- DATASET EXTRACT:
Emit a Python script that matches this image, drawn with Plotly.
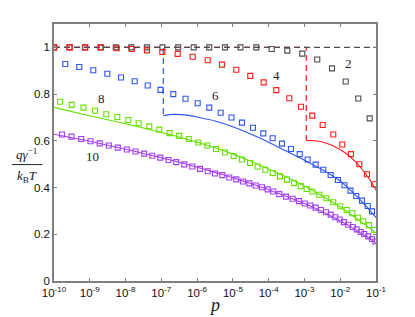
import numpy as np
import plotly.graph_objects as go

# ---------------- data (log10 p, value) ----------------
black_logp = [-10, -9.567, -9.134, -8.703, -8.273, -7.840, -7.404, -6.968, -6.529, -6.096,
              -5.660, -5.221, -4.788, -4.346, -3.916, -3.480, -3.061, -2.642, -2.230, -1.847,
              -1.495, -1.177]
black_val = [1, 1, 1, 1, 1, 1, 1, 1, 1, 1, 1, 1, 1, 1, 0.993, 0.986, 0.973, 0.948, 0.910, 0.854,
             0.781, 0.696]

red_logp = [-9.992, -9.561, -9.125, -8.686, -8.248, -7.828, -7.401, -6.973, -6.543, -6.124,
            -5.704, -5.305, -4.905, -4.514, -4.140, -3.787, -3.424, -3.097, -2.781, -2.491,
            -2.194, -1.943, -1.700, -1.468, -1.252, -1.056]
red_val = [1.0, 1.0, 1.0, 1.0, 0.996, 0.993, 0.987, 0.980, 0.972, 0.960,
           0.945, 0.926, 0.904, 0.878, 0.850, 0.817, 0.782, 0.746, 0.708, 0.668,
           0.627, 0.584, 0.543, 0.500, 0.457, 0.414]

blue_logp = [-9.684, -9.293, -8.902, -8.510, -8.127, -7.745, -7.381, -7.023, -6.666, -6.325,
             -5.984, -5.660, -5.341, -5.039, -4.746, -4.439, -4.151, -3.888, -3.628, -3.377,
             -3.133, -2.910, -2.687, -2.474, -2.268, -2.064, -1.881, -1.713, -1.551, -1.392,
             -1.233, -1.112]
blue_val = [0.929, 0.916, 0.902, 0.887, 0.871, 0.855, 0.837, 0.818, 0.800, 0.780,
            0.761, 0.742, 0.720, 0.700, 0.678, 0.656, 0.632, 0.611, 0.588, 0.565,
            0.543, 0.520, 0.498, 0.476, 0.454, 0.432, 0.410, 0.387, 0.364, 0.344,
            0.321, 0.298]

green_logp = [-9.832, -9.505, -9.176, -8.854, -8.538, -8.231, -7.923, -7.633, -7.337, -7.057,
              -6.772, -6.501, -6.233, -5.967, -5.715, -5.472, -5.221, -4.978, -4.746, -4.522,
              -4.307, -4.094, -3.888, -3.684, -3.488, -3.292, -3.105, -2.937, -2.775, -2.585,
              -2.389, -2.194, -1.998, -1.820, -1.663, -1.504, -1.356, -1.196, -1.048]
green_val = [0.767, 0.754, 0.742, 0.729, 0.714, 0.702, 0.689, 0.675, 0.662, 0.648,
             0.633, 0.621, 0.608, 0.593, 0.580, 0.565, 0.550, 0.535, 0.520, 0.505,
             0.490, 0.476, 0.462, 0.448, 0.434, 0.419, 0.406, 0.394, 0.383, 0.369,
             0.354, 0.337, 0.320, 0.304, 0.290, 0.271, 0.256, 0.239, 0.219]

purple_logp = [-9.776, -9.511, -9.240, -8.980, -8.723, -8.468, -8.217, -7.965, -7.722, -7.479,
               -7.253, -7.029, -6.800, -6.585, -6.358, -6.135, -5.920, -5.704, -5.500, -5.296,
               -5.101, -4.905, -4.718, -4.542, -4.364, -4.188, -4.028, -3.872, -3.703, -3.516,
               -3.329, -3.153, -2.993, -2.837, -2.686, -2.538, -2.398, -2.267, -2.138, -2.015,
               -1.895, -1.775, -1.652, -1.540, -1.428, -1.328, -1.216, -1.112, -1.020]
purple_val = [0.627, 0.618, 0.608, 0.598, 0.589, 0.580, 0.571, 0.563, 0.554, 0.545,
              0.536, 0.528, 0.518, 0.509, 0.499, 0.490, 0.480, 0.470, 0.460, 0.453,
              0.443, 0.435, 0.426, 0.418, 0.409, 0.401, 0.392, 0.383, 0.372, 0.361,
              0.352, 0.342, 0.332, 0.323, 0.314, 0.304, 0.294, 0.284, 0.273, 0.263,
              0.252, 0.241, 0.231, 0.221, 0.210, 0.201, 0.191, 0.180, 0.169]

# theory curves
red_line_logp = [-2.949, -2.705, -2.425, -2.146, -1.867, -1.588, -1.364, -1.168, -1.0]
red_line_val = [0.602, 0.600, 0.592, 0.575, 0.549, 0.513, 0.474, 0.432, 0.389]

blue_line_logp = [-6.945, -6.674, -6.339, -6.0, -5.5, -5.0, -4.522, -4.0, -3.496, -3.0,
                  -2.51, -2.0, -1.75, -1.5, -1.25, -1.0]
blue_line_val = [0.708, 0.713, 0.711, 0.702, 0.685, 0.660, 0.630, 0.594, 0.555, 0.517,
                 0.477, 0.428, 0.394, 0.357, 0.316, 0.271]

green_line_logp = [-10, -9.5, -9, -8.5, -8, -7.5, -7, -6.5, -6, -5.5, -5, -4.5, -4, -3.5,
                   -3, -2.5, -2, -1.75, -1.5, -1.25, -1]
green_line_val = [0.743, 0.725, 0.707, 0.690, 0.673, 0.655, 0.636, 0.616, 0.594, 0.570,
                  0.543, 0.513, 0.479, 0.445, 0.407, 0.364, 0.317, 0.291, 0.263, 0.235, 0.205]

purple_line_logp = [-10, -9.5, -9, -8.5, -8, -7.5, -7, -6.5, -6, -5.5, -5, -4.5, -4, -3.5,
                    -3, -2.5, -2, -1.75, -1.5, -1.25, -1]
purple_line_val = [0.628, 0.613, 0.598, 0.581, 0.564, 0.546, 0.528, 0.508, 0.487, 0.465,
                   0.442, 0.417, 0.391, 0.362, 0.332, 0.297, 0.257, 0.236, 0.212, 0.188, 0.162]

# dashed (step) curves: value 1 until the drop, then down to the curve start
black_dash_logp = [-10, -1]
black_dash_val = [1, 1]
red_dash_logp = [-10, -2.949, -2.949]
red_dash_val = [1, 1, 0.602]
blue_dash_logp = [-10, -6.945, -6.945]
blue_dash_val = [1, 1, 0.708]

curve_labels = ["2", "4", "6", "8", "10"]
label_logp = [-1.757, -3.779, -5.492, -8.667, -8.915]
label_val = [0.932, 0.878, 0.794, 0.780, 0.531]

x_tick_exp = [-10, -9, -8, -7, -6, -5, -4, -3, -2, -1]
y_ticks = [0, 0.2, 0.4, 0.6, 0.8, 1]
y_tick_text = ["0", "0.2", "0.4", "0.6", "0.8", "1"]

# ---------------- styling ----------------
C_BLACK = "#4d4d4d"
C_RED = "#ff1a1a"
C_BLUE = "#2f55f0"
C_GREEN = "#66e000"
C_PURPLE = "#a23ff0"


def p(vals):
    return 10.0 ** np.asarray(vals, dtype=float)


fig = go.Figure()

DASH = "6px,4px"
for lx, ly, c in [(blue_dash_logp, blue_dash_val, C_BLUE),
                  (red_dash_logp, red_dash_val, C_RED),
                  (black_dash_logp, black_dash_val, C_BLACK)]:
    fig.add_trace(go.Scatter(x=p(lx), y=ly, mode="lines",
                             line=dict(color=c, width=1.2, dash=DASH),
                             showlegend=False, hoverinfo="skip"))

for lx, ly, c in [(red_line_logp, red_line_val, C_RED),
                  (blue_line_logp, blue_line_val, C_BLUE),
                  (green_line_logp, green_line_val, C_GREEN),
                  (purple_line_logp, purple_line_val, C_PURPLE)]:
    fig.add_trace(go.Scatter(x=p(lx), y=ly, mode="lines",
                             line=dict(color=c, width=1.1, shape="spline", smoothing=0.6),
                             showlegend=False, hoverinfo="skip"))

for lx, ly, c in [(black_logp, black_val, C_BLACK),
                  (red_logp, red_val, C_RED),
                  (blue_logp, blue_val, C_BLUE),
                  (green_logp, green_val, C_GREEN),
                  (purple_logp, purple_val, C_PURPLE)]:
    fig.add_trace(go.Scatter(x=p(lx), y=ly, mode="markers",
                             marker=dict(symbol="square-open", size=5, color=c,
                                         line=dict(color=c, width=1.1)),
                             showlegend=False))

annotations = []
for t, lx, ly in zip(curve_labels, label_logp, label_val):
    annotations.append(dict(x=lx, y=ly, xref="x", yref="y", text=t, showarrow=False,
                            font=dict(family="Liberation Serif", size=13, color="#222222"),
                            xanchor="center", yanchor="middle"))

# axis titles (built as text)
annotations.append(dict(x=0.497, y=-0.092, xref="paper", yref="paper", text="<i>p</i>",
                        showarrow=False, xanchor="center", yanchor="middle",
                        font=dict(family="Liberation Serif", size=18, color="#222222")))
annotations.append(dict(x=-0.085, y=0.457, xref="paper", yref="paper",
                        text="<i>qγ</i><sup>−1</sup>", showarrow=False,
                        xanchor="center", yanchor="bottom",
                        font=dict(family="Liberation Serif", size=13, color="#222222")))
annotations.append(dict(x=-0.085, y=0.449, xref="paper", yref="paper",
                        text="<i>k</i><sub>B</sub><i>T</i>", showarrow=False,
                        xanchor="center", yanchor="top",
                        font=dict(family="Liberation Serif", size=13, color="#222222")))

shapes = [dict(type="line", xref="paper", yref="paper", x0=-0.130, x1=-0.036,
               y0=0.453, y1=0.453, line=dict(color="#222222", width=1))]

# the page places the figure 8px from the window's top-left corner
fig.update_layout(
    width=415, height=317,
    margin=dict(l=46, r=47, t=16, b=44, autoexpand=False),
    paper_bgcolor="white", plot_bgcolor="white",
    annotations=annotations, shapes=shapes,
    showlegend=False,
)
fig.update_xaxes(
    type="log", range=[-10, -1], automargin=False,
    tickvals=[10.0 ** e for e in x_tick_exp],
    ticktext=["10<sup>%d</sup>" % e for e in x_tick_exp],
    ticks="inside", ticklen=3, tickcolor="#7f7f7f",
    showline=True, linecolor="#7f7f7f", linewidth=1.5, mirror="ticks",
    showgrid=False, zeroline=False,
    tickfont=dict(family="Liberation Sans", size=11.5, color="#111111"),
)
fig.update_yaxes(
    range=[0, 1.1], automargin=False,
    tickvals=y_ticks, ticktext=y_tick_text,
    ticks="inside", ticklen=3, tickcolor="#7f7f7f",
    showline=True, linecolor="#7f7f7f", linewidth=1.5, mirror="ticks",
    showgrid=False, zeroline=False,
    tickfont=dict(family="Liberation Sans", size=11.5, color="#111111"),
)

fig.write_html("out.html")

- GOAL: Return the material line for line, from its beginning to the line that contains "0.781, 0.696]", with the pictures left out.

- TASK RESULT:
Emit a Python script that matches this image, drawn with Plotly.
import numpy as np
import plotly.graph_objects as go

# ---------------- data (log10 p, value) ----------------
black_logp = [-10, -9.567, -9.134, -8.703, -8.273, -7.840, -7.404, -6.968, -6.529, -6.096,
              -5.660, -5.221, -4.788, -4.346, -3.916, -3.480, -3.061, -2.642, -2.230, -1.847,
              -1.495, -1.177]
black_val = [1, 1, 1, 1, 1, 1, 1, 1, 1, 1, 1, 1, 1, 1, 0.993, 0.986, 0.973, 0.948, 0.910, 0.854,
             0.781, 0.696]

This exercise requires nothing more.